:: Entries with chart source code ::
##############################

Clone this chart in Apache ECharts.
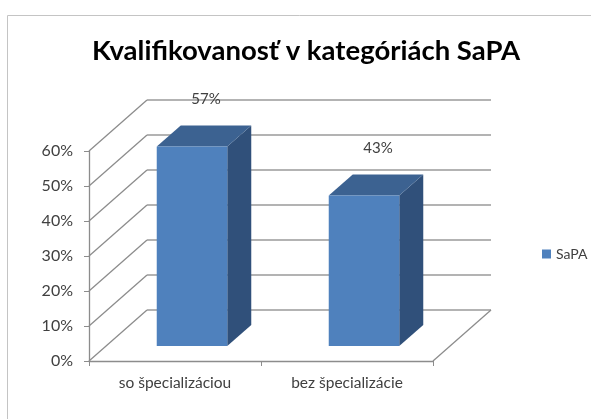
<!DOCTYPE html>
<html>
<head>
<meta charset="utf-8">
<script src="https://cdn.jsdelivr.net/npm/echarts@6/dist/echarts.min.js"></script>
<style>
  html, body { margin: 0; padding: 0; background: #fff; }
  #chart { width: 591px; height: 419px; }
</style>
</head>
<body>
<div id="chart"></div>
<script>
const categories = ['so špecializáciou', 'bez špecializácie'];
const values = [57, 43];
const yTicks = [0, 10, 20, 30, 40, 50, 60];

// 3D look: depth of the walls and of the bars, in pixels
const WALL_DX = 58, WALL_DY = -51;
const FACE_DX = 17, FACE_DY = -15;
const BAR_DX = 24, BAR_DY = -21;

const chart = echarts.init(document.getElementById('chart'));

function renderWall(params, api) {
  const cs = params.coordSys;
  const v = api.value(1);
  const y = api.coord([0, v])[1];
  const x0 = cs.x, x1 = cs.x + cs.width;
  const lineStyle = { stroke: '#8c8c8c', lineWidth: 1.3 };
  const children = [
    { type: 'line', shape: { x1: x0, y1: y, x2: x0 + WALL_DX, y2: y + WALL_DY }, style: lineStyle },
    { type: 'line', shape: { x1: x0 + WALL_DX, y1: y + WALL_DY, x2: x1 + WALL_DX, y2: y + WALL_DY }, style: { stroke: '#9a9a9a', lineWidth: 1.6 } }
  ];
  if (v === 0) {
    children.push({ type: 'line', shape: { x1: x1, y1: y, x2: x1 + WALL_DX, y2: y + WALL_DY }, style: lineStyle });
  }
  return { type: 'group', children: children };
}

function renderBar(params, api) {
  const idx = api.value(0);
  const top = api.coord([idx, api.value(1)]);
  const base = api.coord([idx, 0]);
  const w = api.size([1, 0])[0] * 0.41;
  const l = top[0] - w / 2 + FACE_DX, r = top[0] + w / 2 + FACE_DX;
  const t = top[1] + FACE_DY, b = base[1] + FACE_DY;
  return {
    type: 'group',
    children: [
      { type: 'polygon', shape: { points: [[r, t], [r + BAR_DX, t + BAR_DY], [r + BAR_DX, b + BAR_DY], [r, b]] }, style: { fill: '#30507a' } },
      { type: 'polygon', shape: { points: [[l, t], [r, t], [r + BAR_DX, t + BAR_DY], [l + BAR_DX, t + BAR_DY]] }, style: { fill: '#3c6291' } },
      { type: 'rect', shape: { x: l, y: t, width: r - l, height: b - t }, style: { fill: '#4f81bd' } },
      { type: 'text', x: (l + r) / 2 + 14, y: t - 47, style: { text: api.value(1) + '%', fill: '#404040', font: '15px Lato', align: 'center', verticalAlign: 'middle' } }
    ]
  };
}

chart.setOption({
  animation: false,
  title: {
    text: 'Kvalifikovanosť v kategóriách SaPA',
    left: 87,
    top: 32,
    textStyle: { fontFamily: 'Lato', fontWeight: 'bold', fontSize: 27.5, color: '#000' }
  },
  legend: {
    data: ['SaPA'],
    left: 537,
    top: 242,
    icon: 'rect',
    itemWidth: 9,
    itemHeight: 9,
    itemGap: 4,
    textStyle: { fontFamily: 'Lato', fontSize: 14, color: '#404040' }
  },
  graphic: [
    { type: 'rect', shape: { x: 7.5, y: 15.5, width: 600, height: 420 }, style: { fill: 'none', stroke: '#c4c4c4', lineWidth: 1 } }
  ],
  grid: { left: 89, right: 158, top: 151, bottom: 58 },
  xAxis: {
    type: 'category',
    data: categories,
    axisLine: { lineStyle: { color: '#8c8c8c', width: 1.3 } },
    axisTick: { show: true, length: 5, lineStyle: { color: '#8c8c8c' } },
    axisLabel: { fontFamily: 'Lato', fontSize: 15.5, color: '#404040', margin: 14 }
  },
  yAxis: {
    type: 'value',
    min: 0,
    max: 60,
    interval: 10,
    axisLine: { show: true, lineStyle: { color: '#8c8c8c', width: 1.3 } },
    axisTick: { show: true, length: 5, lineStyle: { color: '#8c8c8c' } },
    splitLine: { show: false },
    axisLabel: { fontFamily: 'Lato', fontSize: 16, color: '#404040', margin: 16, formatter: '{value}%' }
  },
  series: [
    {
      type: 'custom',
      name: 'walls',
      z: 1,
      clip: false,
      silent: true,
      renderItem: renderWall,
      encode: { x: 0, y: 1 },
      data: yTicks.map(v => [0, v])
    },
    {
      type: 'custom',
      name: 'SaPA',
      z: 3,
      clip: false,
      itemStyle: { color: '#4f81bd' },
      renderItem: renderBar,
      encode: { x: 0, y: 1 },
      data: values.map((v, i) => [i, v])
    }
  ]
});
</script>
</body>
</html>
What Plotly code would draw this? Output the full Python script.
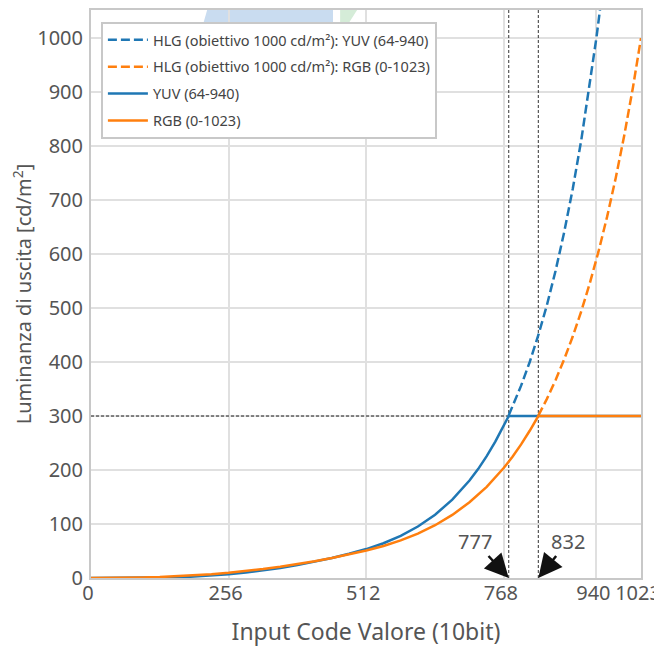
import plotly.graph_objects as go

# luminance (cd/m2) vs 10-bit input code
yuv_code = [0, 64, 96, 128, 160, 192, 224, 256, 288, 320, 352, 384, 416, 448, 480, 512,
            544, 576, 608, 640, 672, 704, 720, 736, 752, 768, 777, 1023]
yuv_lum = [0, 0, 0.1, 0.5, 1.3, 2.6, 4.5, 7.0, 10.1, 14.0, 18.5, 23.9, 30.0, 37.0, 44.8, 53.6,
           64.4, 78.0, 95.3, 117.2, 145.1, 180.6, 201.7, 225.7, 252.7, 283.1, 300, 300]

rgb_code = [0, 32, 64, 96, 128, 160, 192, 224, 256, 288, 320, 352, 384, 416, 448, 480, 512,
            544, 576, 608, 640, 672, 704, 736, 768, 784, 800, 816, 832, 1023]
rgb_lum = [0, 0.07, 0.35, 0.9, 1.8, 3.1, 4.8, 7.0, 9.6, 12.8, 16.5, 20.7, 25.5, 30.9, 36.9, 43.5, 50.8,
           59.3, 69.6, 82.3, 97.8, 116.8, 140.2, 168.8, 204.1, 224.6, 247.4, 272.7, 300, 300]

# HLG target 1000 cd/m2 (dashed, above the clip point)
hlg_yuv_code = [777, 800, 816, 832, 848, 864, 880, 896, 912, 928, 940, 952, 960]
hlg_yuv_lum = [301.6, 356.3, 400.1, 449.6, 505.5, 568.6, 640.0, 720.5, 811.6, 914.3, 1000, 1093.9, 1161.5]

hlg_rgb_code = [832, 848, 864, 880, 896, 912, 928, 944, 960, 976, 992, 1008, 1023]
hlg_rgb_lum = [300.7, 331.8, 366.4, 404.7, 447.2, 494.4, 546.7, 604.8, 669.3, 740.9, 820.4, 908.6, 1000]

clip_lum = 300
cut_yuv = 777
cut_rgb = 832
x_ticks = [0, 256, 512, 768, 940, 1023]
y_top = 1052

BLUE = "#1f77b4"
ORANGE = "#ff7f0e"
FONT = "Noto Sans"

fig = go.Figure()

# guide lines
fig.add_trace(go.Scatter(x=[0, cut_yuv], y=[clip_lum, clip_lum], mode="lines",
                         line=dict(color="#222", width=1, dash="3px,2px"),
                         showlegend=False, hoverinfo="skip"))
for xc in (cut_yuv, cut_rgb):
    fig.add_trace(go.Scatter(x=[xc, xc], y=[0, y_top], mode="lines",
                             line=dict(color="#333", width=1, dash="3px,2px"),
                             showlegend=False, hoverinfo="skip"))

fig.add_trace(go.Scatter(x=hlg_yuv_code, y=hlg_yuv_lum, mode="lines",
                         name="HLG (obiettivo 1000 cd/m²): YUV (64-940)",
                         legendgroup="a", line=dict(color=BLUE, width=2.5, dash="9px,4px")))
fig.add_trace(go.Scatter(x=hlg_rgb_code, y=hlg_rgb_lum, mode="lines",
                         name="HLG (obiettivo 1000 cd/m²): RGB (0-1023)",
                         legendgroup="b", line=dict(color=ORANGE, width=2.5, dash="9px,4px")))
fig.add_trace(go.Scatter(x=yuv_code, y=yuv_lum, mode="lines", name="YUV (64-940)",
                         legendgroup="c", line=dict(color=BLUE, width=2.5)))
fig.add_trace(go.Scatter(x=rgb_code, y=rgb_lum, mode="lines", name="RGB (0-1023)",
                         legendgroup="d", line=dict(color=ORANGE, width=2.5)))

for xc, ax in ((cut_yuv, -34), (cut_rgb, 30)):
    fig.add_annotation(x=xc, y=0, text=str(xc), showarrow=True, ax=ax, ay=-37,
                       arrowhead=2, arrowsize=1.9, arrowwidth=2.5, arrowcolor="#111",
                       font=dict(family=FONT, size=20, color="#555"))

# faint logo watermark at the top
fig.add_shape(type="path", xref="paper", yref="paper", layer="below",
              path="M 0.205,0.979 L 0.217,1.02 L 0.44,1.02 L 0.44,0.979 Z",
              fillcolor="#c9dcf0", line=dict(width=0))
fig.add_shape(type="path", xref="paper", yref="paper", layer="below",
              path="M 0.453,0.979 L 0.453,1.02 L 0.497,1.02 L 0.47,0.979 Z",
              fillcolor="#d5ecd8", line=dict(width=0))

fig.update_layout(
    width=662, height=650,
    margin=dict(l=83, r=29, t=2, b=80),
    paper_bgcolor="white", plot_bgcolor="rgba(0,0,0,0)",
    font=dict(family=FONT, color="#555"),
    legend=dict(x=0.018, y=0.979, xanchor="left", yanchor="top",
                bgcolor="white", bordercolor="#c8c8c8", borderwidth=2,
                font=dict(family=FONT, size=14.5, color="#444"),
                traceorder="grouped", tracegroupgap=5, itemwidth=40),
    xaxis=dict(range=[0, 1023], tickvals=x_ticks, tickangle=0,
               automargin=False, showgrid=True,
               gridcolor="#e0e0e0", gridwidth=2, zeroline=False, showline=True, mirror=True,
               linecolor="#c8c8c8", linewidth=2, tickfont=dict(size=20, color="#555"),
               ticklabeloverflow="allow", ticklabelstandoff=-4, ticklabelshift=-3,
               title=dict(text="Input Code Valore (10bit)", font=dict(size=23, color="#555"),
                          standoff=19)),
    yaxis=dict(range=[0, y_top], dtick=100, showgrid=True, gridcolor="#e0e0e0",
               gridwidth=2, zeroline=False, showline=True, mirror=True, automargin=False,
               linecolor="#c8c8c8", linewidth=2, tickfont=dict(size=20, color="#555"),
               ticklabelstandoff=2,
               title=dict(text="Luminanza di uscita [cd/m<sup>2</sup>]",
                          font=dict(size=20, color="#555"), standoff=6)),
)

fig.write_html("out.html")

##############################

:: EXERCISE ::
Using the entries above, extract exactly the lines from the one that contains "What Plotly code" through the one that contains "1000, 1093.9, 1161.5]". Do not carry over any pictures.

:: RESULT FOR THIS EXERCISE ::
What Plotly code would draw this? Output the full Python script.
import plotly.graph_objects as go

# luminance (cd/m2) vs 10-bit input code
yuv_code = [0, 64, 96, 128, 160, 192, 224, 256, 288, 320, 352, 384, 416, 448, 480, 512,
            544, 576, 608, 640, 672, 704, 720, 736, 752, 768, 777, 1023]
yuv_lum = [0, 0, 0.1, 0.5, 1.3, 2.6, 4.5, 7.0, 10.1, 14.0, 18.5, 23.9, 30.0, 37.0, 44.8, 53.6,
           64.4, 78.0, 95.3, 117.2, 145.1, 180.6, 201.7, 225.7, 252.7, 283.1, 300, 300]

rgb_code = [0, 32, 64, 96, 128, 160, 192, 224, 256, 288, 320, 352, 384, 416, 448, 480, 512,
            544, 576, 608, 640, 672, 704, 736, 768, 784, 800, 816, 832, 1023]
rgb_lum = [0, 0.07, 0.35, 0.9, 1.8, 3.1, 4.8, 7.0, 9.6, 12.8, 16.5, 20.7, 25.5, 30.9, 36.9, 43.5, 50.8,
           59.3, 69.6, 82.3, 97.8, 116.8, 140.2, 168.8, 204.1, 224.6, 247.4, 272.7, 300, 300]

# HLG target 1000 cd/m2 (dashed, above the clip point)
hlg_yuv_code = [777, 800, 816, 832, 848, 864, 880, 896, 912, 928, 940, 952, 960]
hlg_yuv_lum = [301.6, 356.3, 400.1, 449.6, 505.5, 568.6, 640.0, 720.5, 811.6, 914.3, 1000, 1093.9, 1161.5]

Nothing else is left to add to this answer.